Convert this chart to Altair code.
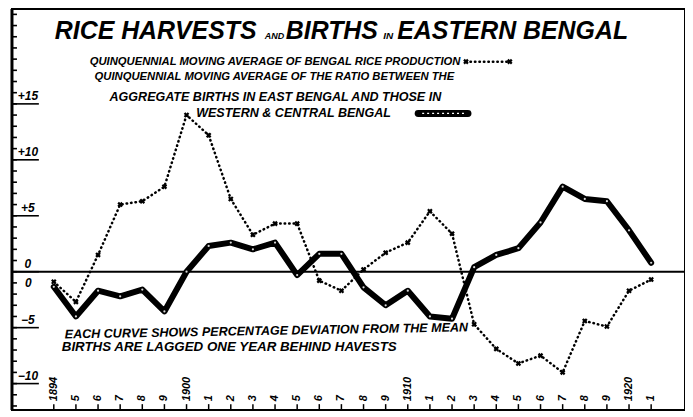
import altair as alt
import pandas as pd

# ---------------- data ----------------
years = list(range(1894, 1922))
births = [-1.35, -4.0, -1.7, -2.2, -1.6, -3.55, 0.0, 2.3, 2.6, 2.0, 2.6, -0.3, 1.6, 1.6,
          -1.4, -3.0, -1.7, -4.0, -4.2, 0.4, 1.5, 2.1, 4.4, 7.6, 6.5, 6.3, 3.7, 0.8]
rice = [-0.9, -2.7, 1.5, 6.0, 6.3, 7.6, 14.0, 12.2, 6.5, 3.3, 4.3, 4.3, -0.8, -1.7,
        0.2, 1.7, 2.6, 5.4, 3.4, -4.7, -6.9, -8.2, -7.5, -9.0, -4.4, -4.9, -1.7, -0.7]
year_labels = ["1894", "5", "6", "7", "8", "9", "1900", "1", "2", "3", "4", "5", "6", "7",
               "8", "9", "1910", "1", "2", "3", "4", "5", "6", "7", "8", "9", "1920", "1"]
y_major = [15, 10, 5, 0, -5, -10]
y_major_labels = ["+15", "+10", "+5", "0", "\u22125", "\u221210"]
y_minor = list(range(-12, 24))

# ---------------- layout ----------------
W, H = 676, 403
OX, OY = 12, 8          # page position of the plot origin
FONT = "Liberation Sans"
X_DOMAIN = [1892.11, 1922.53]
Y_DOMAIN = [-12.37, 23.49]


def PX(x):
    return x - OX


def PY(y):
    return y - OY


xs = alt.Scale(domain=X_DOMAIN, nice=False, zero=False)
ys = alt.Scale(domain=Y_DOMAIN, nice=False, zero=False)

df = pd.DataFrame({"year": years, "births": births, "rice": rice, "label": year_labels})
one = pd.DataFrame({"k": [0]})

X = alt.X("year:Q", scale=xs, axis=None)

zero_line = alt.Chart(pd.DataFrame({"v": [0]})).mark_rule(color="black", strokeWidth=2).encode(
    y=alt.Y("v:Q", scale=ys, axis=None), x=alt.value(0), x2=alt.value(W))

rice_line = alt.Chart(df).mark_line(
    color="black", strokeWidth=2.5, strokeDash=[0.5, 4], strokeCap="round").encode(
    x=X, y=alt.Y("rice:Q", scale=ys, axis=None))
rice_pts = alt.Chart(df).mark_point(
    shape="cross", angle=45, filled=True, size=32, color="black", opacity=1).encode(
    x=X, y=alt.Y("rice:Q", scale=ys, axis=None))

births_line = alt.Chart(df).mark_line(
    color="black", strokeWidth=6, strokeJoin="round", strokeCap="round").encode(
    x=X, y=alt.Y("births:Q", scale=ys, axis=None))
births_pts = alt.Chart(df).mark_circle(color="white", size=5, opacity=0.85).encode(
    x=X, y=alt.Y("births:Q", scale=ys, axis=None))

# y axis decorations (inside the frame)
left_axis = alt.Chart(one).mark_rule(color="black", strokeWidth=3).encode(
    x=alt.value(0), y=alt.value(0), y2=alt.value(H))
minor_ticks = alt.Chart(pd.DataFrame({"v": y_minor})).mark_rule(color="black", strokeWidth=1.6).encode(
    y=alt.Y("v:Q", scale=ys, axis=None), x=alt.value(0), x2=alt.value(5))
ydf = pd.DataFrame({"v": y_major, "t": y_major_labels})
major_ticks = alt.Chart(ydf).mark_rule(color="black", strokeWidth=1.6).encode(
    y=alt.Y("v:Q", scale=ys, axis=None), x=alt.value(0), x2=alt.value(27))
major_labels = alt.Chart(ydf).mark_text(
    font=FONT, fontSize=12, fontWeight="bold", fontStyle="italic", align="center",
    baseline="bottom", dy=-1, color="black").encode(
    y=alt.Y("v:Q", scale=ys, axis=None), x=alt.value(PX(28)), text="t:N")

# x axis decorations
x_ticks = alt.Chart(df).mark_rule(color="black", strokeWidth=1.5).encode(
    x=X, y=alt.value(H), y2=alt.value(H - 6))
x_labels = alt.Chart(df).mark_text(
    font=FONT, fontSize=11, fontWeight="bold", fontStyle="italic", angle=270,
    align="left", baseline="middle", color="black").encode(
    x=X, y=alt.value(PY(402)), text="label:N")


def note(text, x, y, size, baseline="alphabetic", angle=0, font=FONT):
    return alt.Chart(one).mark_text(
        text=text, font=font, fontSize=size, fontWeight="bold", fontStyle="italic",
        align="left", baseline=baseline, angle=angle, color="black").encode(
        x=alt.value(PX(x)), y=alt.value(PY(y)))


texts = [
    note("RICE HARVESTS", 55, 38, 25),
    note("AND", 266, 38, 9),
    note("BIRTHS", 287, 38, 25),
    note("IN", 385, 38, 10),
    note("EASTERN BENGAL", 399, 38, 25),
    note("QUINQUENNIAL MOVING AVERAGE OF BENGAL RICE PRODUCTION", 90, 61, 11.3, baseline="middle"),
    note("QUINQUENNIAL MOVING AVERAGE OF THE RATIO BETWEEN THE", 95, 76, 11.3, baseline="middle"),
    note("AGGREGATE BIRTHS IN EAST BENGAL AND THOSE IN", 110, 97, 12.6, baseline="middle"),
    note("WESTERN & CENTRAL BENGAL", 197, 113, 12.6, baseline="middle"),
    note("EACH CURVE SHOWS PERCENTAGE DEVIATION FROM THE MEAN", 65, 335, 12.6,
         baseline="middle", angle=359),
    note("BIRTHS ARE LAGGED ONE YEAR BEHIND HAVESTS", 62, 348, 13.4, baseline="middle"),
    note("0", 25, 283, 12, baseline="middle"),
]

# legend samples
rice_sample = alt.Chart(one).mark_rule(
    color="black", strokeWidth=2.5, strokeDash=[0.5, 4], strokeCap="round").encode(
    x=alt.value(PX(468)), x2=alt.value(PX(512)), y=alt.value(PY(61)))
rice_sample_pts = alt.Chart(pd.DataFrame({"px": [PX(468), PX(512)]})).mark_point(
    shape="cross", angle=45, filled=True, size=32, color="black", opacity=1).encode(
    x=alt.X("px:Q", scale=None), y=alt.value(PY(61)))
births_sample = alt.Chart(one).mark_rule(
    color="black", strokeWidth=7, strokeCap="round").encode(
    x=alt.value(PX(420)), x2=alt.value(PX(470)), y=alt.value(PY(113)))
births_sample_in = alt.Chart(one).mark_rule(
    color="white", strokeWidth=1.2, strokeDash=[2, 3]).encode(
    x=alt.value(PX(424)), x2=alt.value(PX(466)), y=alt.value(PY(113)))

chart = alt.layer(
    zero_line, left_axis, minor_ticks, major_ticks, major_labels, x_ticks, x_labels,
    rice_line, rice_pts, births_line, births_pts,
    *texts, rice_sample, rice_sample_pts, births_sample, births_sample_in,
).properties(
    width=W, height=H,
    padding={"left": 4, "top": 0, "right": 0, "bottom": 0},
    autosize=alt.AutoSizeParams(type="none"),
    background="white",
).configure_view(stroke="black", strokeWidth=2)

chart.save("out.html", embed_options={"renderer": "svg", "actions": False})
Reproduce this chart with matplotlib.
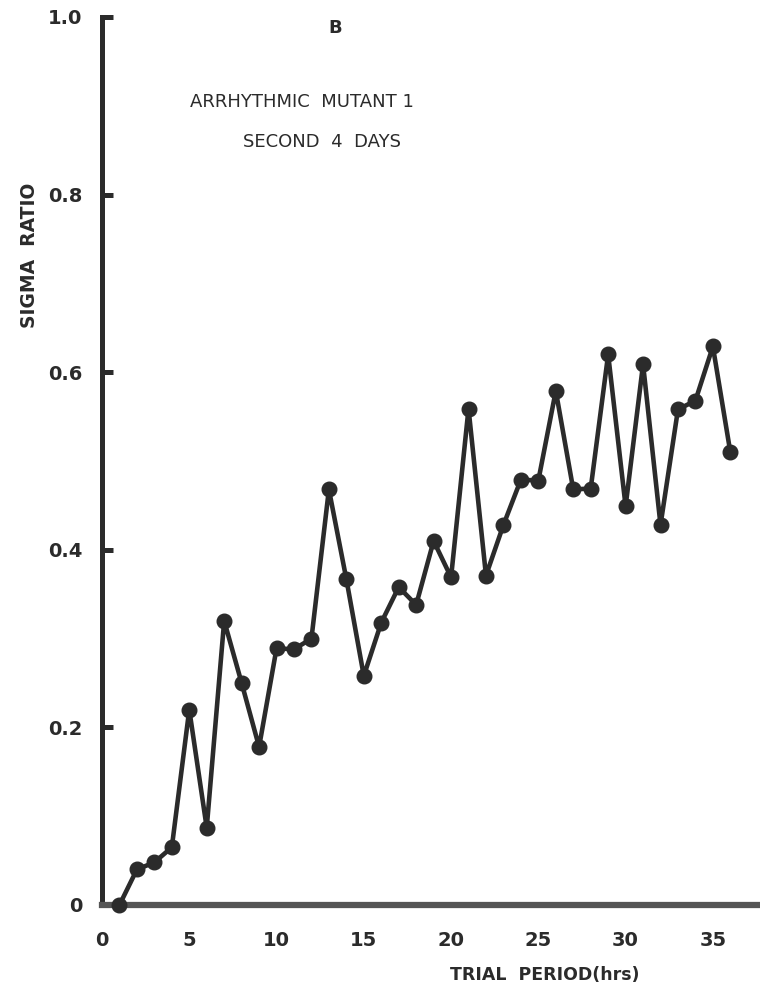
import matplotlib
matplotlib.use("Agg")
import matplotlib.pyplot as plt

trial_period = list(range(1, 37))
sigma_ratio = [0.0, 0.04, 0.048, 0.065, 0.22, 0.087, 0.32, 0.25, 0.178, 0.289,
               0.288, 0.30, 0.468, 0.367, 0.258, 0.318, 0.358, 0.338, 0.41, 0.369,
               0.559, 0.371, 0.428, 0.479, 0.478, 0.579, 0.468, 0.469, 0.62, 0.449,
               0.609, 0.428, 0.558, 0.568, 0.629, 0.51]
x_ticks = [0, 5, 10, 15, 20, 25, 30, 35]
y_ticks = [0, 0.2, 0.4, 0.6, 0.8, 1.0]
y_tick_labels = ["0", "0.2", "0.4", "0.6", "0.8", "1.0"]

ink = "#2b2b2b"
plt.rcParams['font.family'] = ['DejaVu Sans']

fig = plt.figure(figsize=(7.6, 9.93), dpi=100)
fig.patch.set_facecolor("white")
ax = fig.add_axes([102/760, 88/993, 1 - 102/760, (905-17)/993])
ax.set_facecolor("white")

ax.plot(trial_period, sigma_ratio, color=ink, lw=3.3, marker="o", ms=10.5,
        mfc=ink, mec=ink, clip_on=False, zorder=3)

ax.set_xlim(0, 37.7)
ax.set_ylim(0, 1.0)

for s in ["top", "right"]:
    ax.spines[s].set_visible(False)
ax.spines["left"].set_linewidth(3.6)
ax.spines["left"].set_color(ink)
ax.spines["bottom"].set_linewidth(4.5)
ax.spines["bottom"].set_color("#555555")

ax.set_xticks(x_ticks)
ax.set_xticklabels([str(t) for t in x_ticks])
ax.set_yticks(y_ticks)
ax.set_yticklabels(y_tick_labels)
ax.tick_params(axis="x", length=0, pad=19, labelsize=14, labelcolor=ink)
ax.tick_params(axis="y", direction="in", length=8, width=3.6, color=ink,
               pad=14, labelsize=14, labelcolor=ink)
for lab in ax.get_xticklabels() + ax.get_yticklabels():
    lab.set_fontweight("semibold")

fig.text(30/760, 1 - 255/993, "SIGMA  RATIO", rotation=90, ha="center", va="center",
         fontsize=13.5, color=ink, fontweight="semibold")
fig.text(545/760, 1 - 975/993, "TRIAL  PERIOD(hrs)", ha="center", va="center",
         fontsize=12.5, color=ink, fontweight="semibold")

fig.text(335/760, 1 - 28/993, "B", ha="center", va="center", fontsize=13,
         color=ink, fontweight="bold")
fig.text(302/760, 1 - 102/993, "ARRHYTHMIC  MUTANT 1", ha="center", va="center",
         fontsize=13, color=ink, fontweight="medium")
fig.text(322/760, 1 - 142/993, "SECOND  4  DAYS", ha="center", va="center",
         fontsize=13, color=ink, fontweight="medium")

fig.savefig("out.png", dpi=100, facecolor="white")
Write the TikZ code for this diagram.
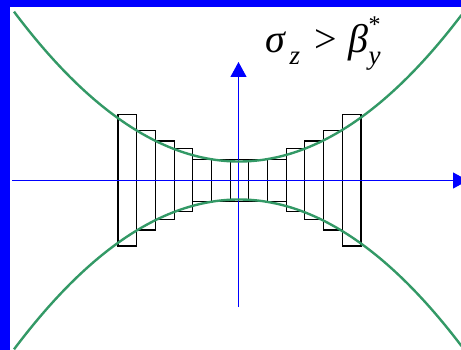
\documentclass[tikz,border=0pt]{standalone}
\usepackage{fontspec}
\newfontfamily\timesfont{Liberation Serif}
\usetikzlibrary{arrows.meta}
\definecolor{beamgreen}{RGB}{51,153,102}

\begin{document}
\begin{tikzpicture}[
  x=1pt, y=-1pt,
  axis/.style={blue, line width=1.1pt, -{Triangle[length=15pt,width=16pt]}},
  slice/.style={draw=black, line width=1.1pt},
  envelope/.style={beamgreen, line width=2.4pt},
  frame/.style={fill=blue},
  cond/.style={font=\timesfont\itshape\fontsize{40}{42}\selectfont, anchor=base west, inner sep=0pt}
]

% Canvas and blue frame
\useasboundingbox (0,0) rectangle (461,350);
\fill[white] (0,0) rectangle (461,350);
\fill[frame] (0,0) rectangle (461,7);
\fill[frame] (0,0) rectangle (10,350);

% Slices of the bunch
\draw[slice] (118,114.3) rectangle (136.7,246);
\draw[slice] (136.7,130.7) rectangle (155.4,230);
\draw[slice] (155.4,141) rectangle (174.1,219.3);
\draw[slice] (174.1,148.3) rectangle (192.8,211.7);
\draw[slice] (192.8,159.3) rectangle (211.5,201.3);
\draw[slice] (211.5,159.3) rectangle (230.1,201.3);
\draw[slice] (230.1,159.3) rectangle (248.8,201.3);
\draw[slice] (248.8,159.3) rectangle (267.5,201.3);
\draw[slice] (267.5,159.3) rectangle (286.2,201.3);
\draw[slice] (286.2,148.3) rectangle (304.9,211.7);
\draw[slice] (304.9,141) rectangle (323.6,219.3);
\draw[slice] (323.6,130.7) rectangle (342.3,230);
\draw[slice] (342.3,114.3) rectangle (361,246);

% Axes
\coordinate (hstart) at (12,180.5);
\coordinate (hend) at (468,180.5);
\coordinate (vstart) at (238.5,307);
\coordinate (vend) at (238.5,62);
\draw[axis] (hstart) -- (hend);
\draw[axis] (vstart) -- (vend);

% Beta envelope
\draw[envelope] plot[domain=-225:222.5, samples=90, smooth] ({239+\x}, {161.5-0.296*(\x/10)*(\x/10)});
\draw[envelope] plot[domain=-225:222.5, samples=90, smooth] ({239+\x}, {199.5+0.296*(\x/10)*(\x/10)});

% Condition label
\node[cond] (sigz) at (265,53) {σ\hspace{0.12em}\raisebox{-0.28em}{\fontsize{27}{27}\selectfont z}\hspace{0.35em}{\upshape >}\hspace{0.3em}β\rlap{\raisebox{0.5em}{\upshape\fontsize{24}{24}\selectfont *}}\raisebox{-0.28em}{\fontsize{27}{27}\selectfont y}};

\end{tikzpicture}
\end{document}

### [THE EXERCISE]
Restate the lines of the records exactly, starting at the first and stopping after the line with "axis=None), x=alt.value(0), x2=alt.value(W))". Leave out any picture.

### [TASK OUTPUT]
Convert this chart to Altair code.
import altair as alt
import pandas as pd

# ---------------- data ----------------
years = list(range(1894, 1922))
births = [-1.35, -4.0, -1.7, -2.2, -1.6, -3.55, 0.0, 2.3, 2.6, 2.0, 2.6, -0.3, 1.6, 1.6,
          -1.4, -3.0, -1.7, -4.0, -4.2, 0.4, 1.5, 2.1, 4.4, 7.6, 6.5, 6.3, 3.7, 0.8]
rice = [-0.9, -2.7, 1.5, 6.0, 6.3, 7.6, 14.0, 12.2, 6.5, 3.3, 4.3, 4.3, -0.8, -1.7,
        0.2, 1.7, 2.6, 5.4, 3.4, -4.7, -6.9, -8.2, -7.5, -9.0, -4.4, -4.9, -1.7, -0.7]
year_labels = ["1894", "5", "6", "7", "8", "9", "1900", "1", "2", "3", "4", "5", "6", "7",
               "8", "9", "1910", "1", "2", "3", "4", "5", "6", "7", "8", "9", "1920", "1"]
y_major = [15, 10, 5, 0, -5, -10]
y_major_labels = ["+15", "+10", "+5", "0", "\u22125", "\u221210"]
y_minor = list(range(-12, 24))

# ---------------- layout ----------------
W, H = 676, 403
OX, OY = 12, 8          # page position of the plot origin
FONT = "Liberation Sans"
X_DOMAIN = [1892.11, 1922.53]
Y_DOMAIN = [-12.37, 23.49]


def PX(x):
    return x - OX


def PY(y):
    return y - OY


xs = alt.Scale(domain=X_DOMAIN, nice=False, zero=False)
ys = alt.Scale(domain=Y_DOMAIN, nice=False, zero=False)

df = pd.DataFrame({"year": years, "births": births, "rice": rice, "label": year_labels})
one = pd.DataFrame({"k": [0]})

X = alt.X("year:Q", scale=xs, axis=None)

zero_line = alt.Chart(pd.DataFrame({"v": [0]})).mark_rule(color="black", strokeWidth=2).encode(
    y=alt.Y("v:Q", scale=ys, axis=None), x=alt.value(0), x2=alt.value(W))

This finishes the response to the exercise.